Students at their computers
Photo by Studio Republic, Unsplash

Industry players are working with post-secondary institutions to fix the talent gap

Many large integrated majors are adapting to the shortage by mentoring new hires and upskilling them. As my colleague Don McClatchie says, one of the greatest strengths of university graduates is their ability to learn. For large integrated oil companies, they recognize the opportunity to teach newer recruits what they need to know to do their jobs.

Meanwhile, smaller, independent energy companies who don’t have the ability to educate and retrain new hires increasingly look to technology for solutions.

We at CMG are approached regularly by organizations that want help training their workforce on simulation software to bridge the gap. Simulation technology is a key arrow in the talent quiver because it creates a shared vision of a project, so all team members — both junior and senior — are able to take part in decision making.

Technology also creates scale, so companies challenged by headcount can use it to do more with fewer people. For example, tying together real-time data and cloud computing with CMG’s reservoir software, allows one engineer in any city to monitor hundreds of wells remotely.

And as I discussed in our roundtable discussion earlier this year, the combination of simulation, data science, and machine learning come together to give you a picture of what’s below the surface, and it’s done faster than by using just simulation alone.

Now, younger generations have the advantage of technology to offset the loss of institutional knowledge and experience exiting the workforce.

In the past, these jobs would have taken five to 10 people in the field. We are expanding the training and consulting side of our business because many customers are short of engineers and seeking our help. This is especially apparent in the past 18 months.

Ultimately, the problem is a lack of new engineers replacing the ones who are leaving. Industry and universities need to update their messaging and reframe these careers as still important to society and necessary for a better quality of life.

We need to do a better job recruiting and showcasing the opportunities for a rewarding and meaningful career in the energy sector as it transitions to net zero. But more than this, we need these skills for the future and the new low-carbon technologies that complement conventional oil.

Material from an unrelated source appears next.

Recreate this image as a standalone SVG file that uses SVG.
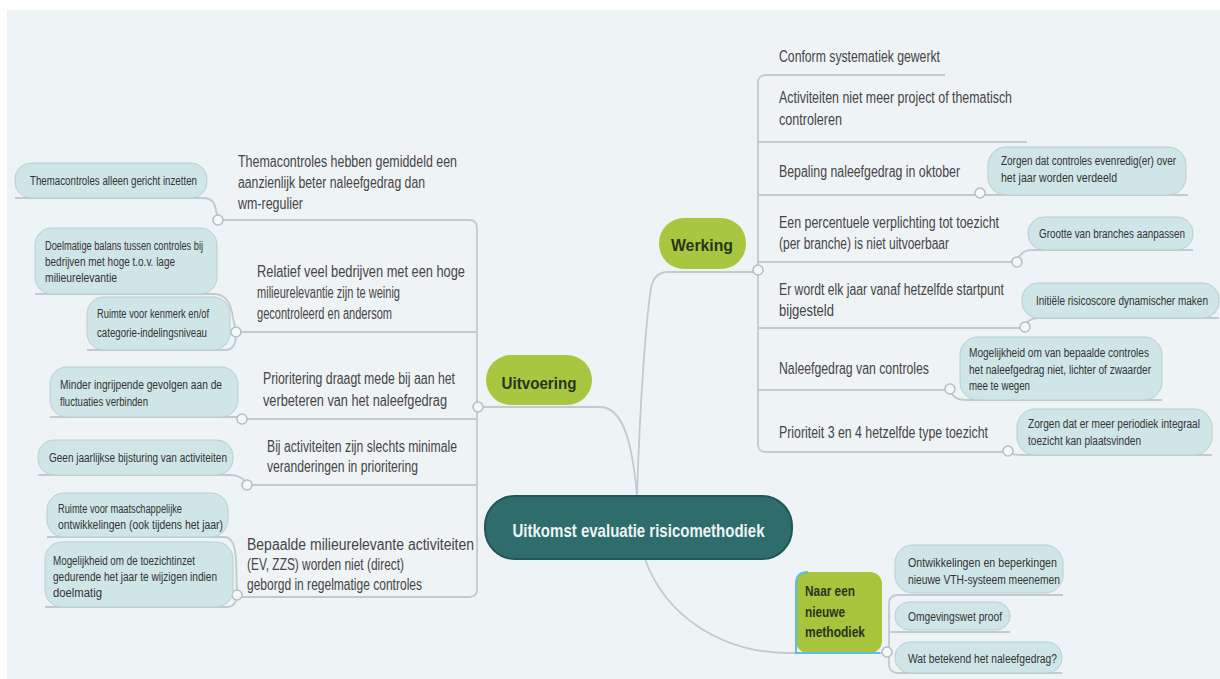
<svg xmlns="http://www.w3.org/2000/svg" width="1220" height="679" viewBox="0 0 1220 679">
<style>
text{font-family:"Liberation Sans",Arial,sans-serif}
.t{font-size:16px;fill:#454545}
.l{font-size:12.5px;fill:#333}
.g{font-size:17px;font-weight:bold;fill:#2a3420}
.pill{fill:#cfe5e7;stroke:#b7cfd2;stroke-width:1}
.con{fill:none;stroke:#c3cacf;stroke-width:1.8}
.knob{fill:#f5f8f9;stroke:#b5bec3;stroke-width:1.5}
</style>
<rect x="0" y="0" width="1220" height="679" fill="#ffffff"/>
<rect x="7" y="10" width="1213" height="669" fill="#eef3f6"/>

<g id="connectors">
<path class="con" d="M637 496 C633 450 625 407 600 407 H478"/>
<path class="con" d="M637 496 C640 400 646 320 651 288 Q654 272 668 272 H760"/>
<path class="con" d="M645 559 C665 615 720 653 790 653 H887"/>
<path class="con" d="M218 220 H469 Q477 220 477 228 V589 Q477 597 469 597 H237"/>
<path class="con" d="M236 332 H477"/>
<path class="con" d="M242 419 H477"/>
<path class="con" d="M247 485 H477"/>
<path class="con" d="M15 198 H204 Q214 198 216 210 L218 220"/>
<path class="con" d="M35 294 H214 Q230 294 233 318 L236 332"/>
<path class="con" d="M87 350 H226 Q234 350 236 338 L236 332"/>
<path class="con" d="M50 417 H238 L242 419"/>
<path class="con" d="M38 475 H230 Q243 475 247 485"/>
<path class="con" d="M47 537 H224 Q235 537 236 560 L237 595"/>
<path class="con" d="M45 607 H228 Q236 607 237 595"/>
<path class="con" d="M945 75 H766 Q758 75 758 83 V444 Q758 452 766 452 H1008"/>
<path class="con" d="M758 142 H1027"/>
<path class="con" d="M758 195 H1188"/>
<path class="con" d="M758 262 H1017"/>
<path class="con" d="M758 328 H1025"/>
<path class="con" d="M758 390 H950"/>
<path class="con" d="M1017 262 Q1020 250 1032 250 H1193"/>
<path class="con" d="M1025 328 Q1027 318 1038 318 H1219"/>
<path class="con" d="M950 390 Q953 400 966 400 H1162"/>
<path class="con" d="M1008 452 Q1012 455 1022 455 H1212"/>
<path class="con" d="M1063 595 H898 Q889 595 889 604 V664 Q889 673 898 673 H1062"/>
<path class="con" d="M889 632 H1010"/>
</g>

<g id="knobs">
<circle class="knob" cx="478" cy="407" r="5"/>
<circle class="knob" cx="758" cy="270" r="5"/>
<circle class="knob" cx="887" cy="652" r="5"/>
<circle class="knob" cx="218" cy="220" r="5"/>
<circle class="knob" cx="236" cy="332" r="5"/>
<circle class="knob" cx="242" cy="419" r="5"/>
<circle class="knob" cx="247" cy="485" r="5"/>
<circle class="knob" cx="237" cy="595" r="5"/>
<circle class="knob" cx="980" cy="193" r="5"/>
<circle class="knob" cx="1017" cy="262" r="5"/>
<circle class="knob" cx="1025" cy="327" r="5"/>
<circle class="knob" cx="950" cy="389" r="5"/>
<circle class="knob" cx="1008" cy="451" r="5"/>
</g>

<g id="central">
<rect x="485" y="496" width="307" height="63" rx="30" fill="#2e6d6c" stroke="#235656" stroke-width="2"/>
<text x="638.5" y="537" text-anchor="middle" font-size="19" font-weight="bold" fill="#eef4f3" textLength="252" lengthAdjust="spacingAndGlyphs">Uitkomst evaluatie risicomethodiek</text>
</g>

<g id="uitvoering">
<rect x="486" y="355" width="106" height="50" rx="25" fill="#a6c73f"/>
<text class="g" x="539" y="389" text-anchor="middle" textLength="75" lengthAdjust="spacingAndGlyphs">Uitvoering</text>
</g>

<g id="werking">
<rect x="659" y="218" width="87" height="51" rx="25" fill="#a6c73f"/>
<text class="g" x="702" y="251" text-anchor="middle" textLength="62" lengthAdjust="spacingAndGlyphs">Werking</text>
</g>

<g id="naar">
<rect x="796" y="572" width="86" height="81" rx="12" fill="#a6c43c"/>
<path d="M808 572 Q796 572 796 584 V653 H880" fill="none" stroke="#62bbe6" stroke-width="2"/>
<text class="g" x="805" y="596" textLength="50" lengthAdjust="spacingAndGlyphs" style="font-size:15px">Naar een</text>
<text class="g" x="805" y="617" textLength="40" lengthAdjust="spacingAndGlyphs" style="font-size:15px">nieuwe</text>
<text class="g" x="805" y="637" textLength="60" lengthAdjust="spacingAndGlyphs" style="font-size:15px">methodiek</text>
</g>

<g id="t-thema">
<text class="t" x="238" y="167" textLength="219" lengthAdjust="spacingAndGlyphs">Themacontroles hebben gemiddeld een</text>
<text class="t" x="238" y="188" textLength="187" lengthAdjust="spacingAndGlyphs">aanzienlijk beter naleefgedrag dan</text>
<text class="t" x="238" y="209" textLength="65" lengthAdjust="spacingAndGlyphs">wm-regulier</text>
</g>
<g id="t-relatief">
<text class="t" x="257" y="277" textLength="208" lengthAdjust="spacingAndGlyphs">Relatief veel bedrijven met een hoge</text>
<text class="t" x="257" y="298" textLength="143" lengthAdjust="spacingAndGlyphs">milieurelevantie zijn te weinig</text>
<text class="t" x="257" y="319" textLength="135" lengthAdjust="spacingAndGlyphs">gecontroleerd en andersom</text>
</g>
<g id="t-prioritering">
<text class="t" x="263" y="384" textLength="192" lengthAdjust="spacingAndGlyphs">Prioritering draagt mede bij aan het</text>
<text class="t" x="263" y="406" textLength="184" lengthAdjust="spacingAndGlyphs">verbeteren van het naleefgedrag</text>
</g>
<g id="t-activiteiten">
<text class="t" x="267" y="452" textLength="190" lengthAdjust="spacingAndGlyphs">Bij activiteiten zijn slechts minimale</text>
<text class="t" x="267" y="472" textLength="151" lengthAdjust="spacingAndGlyphs">veranderingen in prioritering</text>
</g>
<g id="t-bepaalde">
<text class="t" x="247" y="550" textLength="227" lengthAdjust="spacingAndGlyphs">Bepaalde milieurelevante activiteiten</text>
<text class="t" x="247" y="570" textLength="157" lengthAdjust="spacingAndGlyphs">(EV, ZZS) worden niet (direct)</text>
<text class="t" x="247" y="590" textLength="175" lengthAdjust="spacingAndGlyphs">geborgd in regelmatige controles</text>
</g>

<g id="l-thema">
<rect class="pill" x="15" y="163" width="192" height="35" rx="16"/>
<text class="l" x="30" y="185" textLength="167" lengthAdjust="spacingAndGlyphs">Themacontroles alleen gericht inzetten</text>
</g>
<g id="l-doelmatige">
<rect class="pill" x="35" y="228" width="182" height="66" rx="17"/>
<text class="l" x="45" y="250" textLength="158" lengthAdjust="spacingAndGlyphs">Doelmatige balans tussen controles bij</text>
<text class="l" x="45" y="266" textLength="130" lengthAdjust="spacingAndGlyphs">bedrijven met hoge t.o.v. lage</text>
<text class="l" x="45" y="282" textLength="72" lengthAdjust="spacingAndGlyphs">milieurelevantie</text>
</g>
<g id="l-ruimte">
<rect class="pill" x="87" y="297" width="143" height="53" rx="17"/>
<text class="l" x="97" y="318" textLength="112" lengthAdjust="spacingAndGlyphs">Ruimte voor kenmerk en/of</text>
<text class="l" x="97" y="337" textLength="110" lengthAdjust="spacingAndGlyphs">categorie-indelingsniveau</text>
</g>
<g id="l-minder">
<rect class="pill" x="50" y="367" width="188" height="50" rx="17"/>
<text class="l" x="60" y="389" textLength="162" lengthAdjust="spacingAndGlyphs">Minder ingrijpende gevolgen aan de</text>
<text class="l" x="60" y="406" textLength="88" lengthAdjust="spacingAndGlyphs">fluctuaties verbinden</text>
</g>
<g id="l-geen">
<rect class="pill" x="38" y="440" width="195" height="35" rx="16"/>
<text class="l" x="49" y="462" textLength="178" lengthAdjust="spacingAndGlyphs">Geen jaarlijkse bijsturing van activiteiten</text>
</g>
<g id="l-maatschappelijk">
<rect class="pill" x="47" y="493" width="181" height="44" rx="17"/>
<text class="l" x="58" y="513" textLength="124" lengthAdjust="spacingAndGlyphs">Ruimte voor maatschappelijke</text>
<text class="l" x="58" y="529" textLength="165" lengthAdjust="spacingAndGlyphs">ontwikkelingen (ook tijdens het jaar)</text>
</g>
<g id="l-mogelijkheid">
<rect class="pill" x="45" y="542" width="188" height="65" rx="17"/>
<text class="l" x="53" y="565" textLength="142" lengthAdjust="spacingAndGlyphs">Mogelijkheid om de toezichtinzet</text>
<text class="l" x="53" y="581" textLength="164" lengthAdjust="spacingAndGlyphs">gedurende het jaar te wijzigen indien</text>
<text class="l" x="53" y="597" textLength="49" lengthAdjust="spacingAndGlyphs">doelmatig</text>
</g>

<g id="t-conform">
<text class="t" x="779" y="62" textLength="161" lengthAdjust="spacingAndGlyphs">Conform systematiek gewerkt</text>
</g>
<g id="t-project">
<text class="t" x="779" y="103" textLength="233" lengthAdjust="spacingAndGlyphs">Activiteiten niet meer project of thematisch</text>
<text class="t" x="779" y="125" textLength="63" lengthAdjust="spacingAndGlyphs">controleren</text>
</g>
<g id="t-bepaling">
<text class="t" x="779" y="177" textLength="181" lengthAdjust="spacingAndGlyphs">Bepaling naleefgedrag in oktober</text>
</g>
<g id="t-percentuele">
<text class="t" x="779" y="228" textLength="220" lengthAdjust="spacingAndGlyphs">Een percentuele verplichting tot toezicht</text>
<text class="t" x="779" y="249" textLength="170" lengthAdjust="spacingAndGlyphs">(per branche) is niet uitvoerbaar</text>
</g>
<g id="t-startpunt">
<text class="t" x="779" y="295" textLength="225" lengthAdjust="spacingAndGlyphs">Er wordt elk jaar vanaf hetzelfde startpunt</text>
<text class="t" x="779" y="316" textLength="55" lengthAdjust="spacingAndGlyphs">bijgesteld</text>
</g>
<g id="t-naleefgedrag">
<text class="t" x="779" y="374" textLength="150" lengthAdjust="spacingAndGlyphs">Naleefgedrag van controles</text>
</g>
<g id="t-prioriteit">
<text class="t" x="779" y="438" textLength="209" lengthAdjust="spacingAndGlyphs">Prioriteit 3 en 4 hetzelfde type toezicht</text>
</g>

<g id="l-evenredig">
<rect class="pill" x="988" y="147" width="198" height="48" rx="18"/>
<text class="l" x="1001" y="165" textLength="175" lengthAdjust="spacingAndGlyphs">Zorgen dat controles evenredig(er) over</text>
<text class="l" x="1001" y="182" textLength="116" lengthAdjust="spacingAndGlyphs">het jaar worden verdeeld</text>
</g>
<g id="l-grootte">
<rect class="pill" x="1028" y="217" width="165" height="33" rx="16"/>
<text class="l" x="1039" y="238" textLength="146" lengthAdjust="spacingAndGlyphs">Grootte van branches aanpassen</text>
</g>
<g id="l-initiele">
<rect class="pill" x="1022" y="283" width="197" height="35" rx="16"/>
<text class="l" x="1036" y="305" textLength="172" lengthAdjust="spacingAndGlyphs">Initiële risicoscore dynamischer maken</text>
</g>
<g id="l-wegen">
<rect class="pill" x="960" y="337" width="202" height="63" rx="18"/>
<text class="l" x="969" y="357" textLength="180" lengthAdjust="spacingAndGlyphs">Mogelijkheid om van bepaalde controles</text>
<text class="l" x="969" y="374" textLength="182" lengthAdjust="spacingAndGlyphs">het naleefgedrag niet, lichter of zwaarder</text>
<text class="l" x="969" y="390" textLength="61" lengthAdjust="spacingAndGlyphs">mee te wegen</text>
</g>
<g id="l-integraal">
<rect class="pill" x="1017" y="409" width="195" height="46" rx="18"/>
<text class="l" x="1028" y="428" textLength="172" lengthAdjust="spacingAndGlyphs">Zorgen dat er meer periodiek integraal</text>
<text class="l" x="1028" y="445" textLength="113" lengthAdjust="spacingAndGlyphs">toezicht kan plaatsvinden</text>
</g>

<g id="l-vth">
<rect class="pill" x="895" y="545" width="168" height="48" rx="18"/>
<text class="l" x="908" y="567" textLength="149" lengthAdjust="spacingAndGlyphs">Ontwikkelingen en beperkingen</text>
<text class="l" x="908" y="584" textLength="152" lengthAdjust="spacingAndGlyphs">nieuwe VTH-systeem meenemen</text>
</g>
<g id="l-omgevingswet">
<rect class="pill" x="895" y="602" width="115" height="28" rx="14"/>
<text class="l" x="908" y="621" textLength="94" lengthAdjust="spacingAndGlyphs">Omgevingswet proof</text>
</g>
<g id="l-betekend">
<rect class="pill" x="895" y="642" width="167" height="31" rx="15"/>
<text class="l" x="908" y="663" textLength="149" lengthAdjust="spacingAndGlyphs">Wat betekend het naleefgedrag?</text>
</g>
</svg>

Our software multiplies the power of human capacity, but we need everyone in the industry to advocate for engineering opportunities in energy.

For younger generations or people considering working in energy, there is no better time than now. If you’re looking for purpose and want to make an impact in energy transition, energy security, or decarbonization of fossil fuels, this industry is the place to be and the timing is right now. The industry needs you.